* Data section
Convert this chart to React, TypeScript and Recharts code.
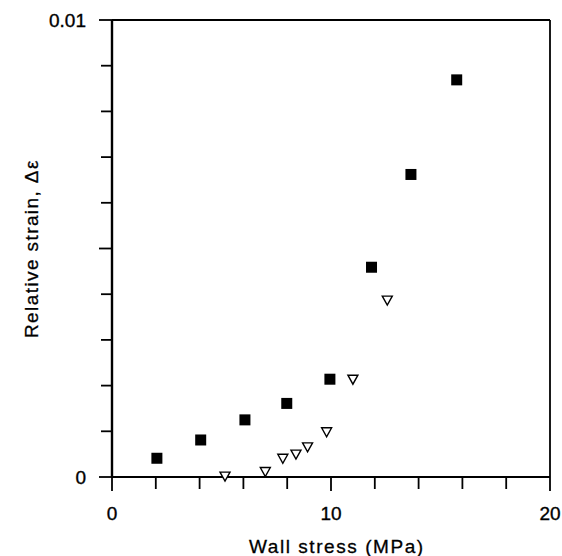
import React from "react";
import { ScatterChart, Scatter, XAxis, YAxis, ReferenceLine } from "recharts";

const squareX = [2.05, 4.05, 6.07, 7.98, 9.95, 11.85, 13.65, 15.74];
const squareY = [0.00041, 0.00081, 0.00125, 0.00161, 0.00214, 0.00459, 0.00662, 0.00869];
const triX = [5.16, 7.0, 7.8, 8.4, 8.93, 9.8, 11.0, 12.57];
const triY = [0.00002, 0.00012, 0.00041, 0.0005, 0.00066, 0.00099, 0.00214, 0.00387];

const xTicks = [0, 2, 4, 6, 8, 10, 12, 14, 16, 18, 20];
const xLabeled = [0, 10, 20];
const yTicks = [0, 0.001, 0.002, 0.003, 0.004, 0.005, 0.006, 0.007, 0.008, 0.009, 0.01];
const yMajor = [0, 0.005, 0.01];
const yLabeled = [0, 0.01];

const xTitle = "Wall stress (MPa)";
const yTitle = "Relative strain, Δε";

const squares = squareX.map((x, i) => ({ x, y: squareY[i] }));
const tris = triX.map((x, i) => ({ x, y: triY[i] }));

const FONT = "'Liberation Sans', Arial, Helvetica, sans-serif";
const near = (a: number, b: number) => Math.abs(a - b) < 1e-9;

const XTick = (props: any) => {
  const { x, y, payload } = props;
  const v = payload.value;
  const major = xLabeled.some((t) => near(t, v));
  return (
    <g>
      <line x1={x} x2={x} y1={y} y2={y + (major ? 14 : 12)} stroke="#000" strokeWidth={1.8} />
      {major && (
        <text x={x} y={y + 43} textAnchor="middle" fontSize={19} fontFamily={FONT} fill="#000" stroke="#000" strokeWidth={0.35}>
          {String(v)}
        </text>
      )}
    </g>
  );
};

const YTick = (props: any) => {
  const { x, y, payload } = props;
  const v = payload.value;
  const major = yMajor.some((t) => near(t, v));
  const labeled = yLabeled.some((t) => near(t, v));
  return (
    <g>
      <line x1={x - (major ? 13 : 11)} x2={x} y1={y} y2={y} stroke="#000" strokeWidth={1.8} />
      {labeled && (
        <text x={x - 26} y={y + 7} textAnchor="end" fontSize={19} fontFamily={FONT} fill="#000" stroke="#000" strokeWidth={0.35}>
          {String(v)}
        </text>
      )}
    </g>
  );
};

const SquareShape = (props: any) => {
  const { cx, cy } = props;
  return <rect x={cx - 5.5} y={cy - 5.5} width={11} height={11} fill="#000" />;
};

const TriShape = (props: any) => {
  const { cx, cy } = props;
  const pts = `${cx - 5},${cy - 4} ${cx + 5},${cy - 4} ${cx},${cy + 5}`;
  return <polygon points={pts} fill="#fff" stroke="#000" strokeWidth={1.4} />;
};

const spacingList = (s: string, gap: number) =>
  Array.from(s).map((_, i) => (i === 0 ? 0 : gap)).join(" ");

const XTitle = () => (
  <text
    x={249}
    y={553}
    textAnchor="start"
    fontSize={19}
    fontFamily={FONT}
    fill="#000"
    stroke="#000"
    strokeWidth={0.3}
    dx={spacingList(xTitle, 1.55)}
  >
    {xTitle}
  </text>
);

const YTitle = () => (
  <text
    x={0}
    y={0}
    textAnchor="start"
    fontSize={19}
    fontFamily={FONT}
    fill="#000"
    stroke="#000"
    strokeWidth={0.3}
    dx={spacingList(yTitle, 1.4)}
    transform="translate(38, 338) rotate(-90)"
  >
    {yTitle}
  </text>
);

export default function App() {
  return (
    <div style={{ position: "absolute", left: 0, top: 0, width: 562, height: 556, background: "#fff" }}>
      <ScatterChart width={562} height={556} margin={{ top: 20, right: 12, bottom: 0, left: 0 }}>
        <XAxis
          type="number"
          dataKey="x"
          domain={[0, 20]}
          ticks={xTicks}
          interval={0}
          height={79}
          tickSize={0}
          tickMargin={0}
          tickLine={false}
          tick={<XTick />}
          axisLine={{ stroke: "#000", strokeWidth: 2.2 }}
          label={<XTitle />}
        />
        <YAxis
          type="number"
          dataKey="y"
          domain={[0, 0.01]}
          ticks={yTicks}
          interval={0}
          width={112}
          tickSize={0}
          tickMargin={0}
          tickLine={false}
          tick={<YTick />}
          axisLine={{ stroke: "#000", strokeWidth: 2.4 }}
          label={<YTitle />}
        />
        <ReferenceLine y={0.01} stroke="#000" strokeWidth={1.8} />
        <ReferenceLine x={20} stroke="#000" strokeWidth={1.8} />
        <Scatter data={squares} shape={<SquareShape />} isAnimationActive={false} />
        <Scatter data={tris} shape={<TriShape />} isAnimationActive={false} />
      </ScatterChart>
    </div>
  );
}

* Given problem
Up to and including the line with "const near = (a: number, b: number)", copy the data above from its first line. Skip pictures.

* Expected answer
Convert this chart to React, TypeScript and Recharts code.
import React from "react";
import { ScatterChart, Scatter, XAxis, YAxis, ReferenceLine } from "recharts";

const squareX = [2.05, 4.05, 6.07, 7.98, 9.95, 11.85, 13.65, 15.74];
const squareY = [0.00041, 0.00081, 0.00125, 0.00161, 0.00214, 0.00459, 0.00662, 0.00869];
const triX = [5.16, 7.0, 7.8, 8.4, 8.93, 9.8, 11.0, 12.57];
const triY = [0.00002, 0.00012, 0.00041, 0.0005, 0.00066, 0.00099, 0.00214, 0.00387];

const xTicks = [0, 2, 4, 6, 8, 10, 12, 14, 16, 18, 20];
const xLabeled = [0, 10, 20];
const yTicks = [0, 0.001, 0.002, 0.003, 0.004, 0.005, 0.006, 0.007, 0.008, 0.009, 0.01];
const yMajor = [0, 0.005, 0.01];
const yLabeled = [0, 0.01];

const xTitle = "Wall stress (MPa)";
const yTitle = "Relative strain, Δε";

const squares = squareX.map((x, i) => ({ x, y: squareY[i] }));
const tris = triX.map((x, i) => ({ x, y: triY[i] }));

const FONT = "'Liberation Sans', Arial, Helvetica, sans-serif";
const near = (a: number, b: number) => Math.abs(a - b) < 1e-9;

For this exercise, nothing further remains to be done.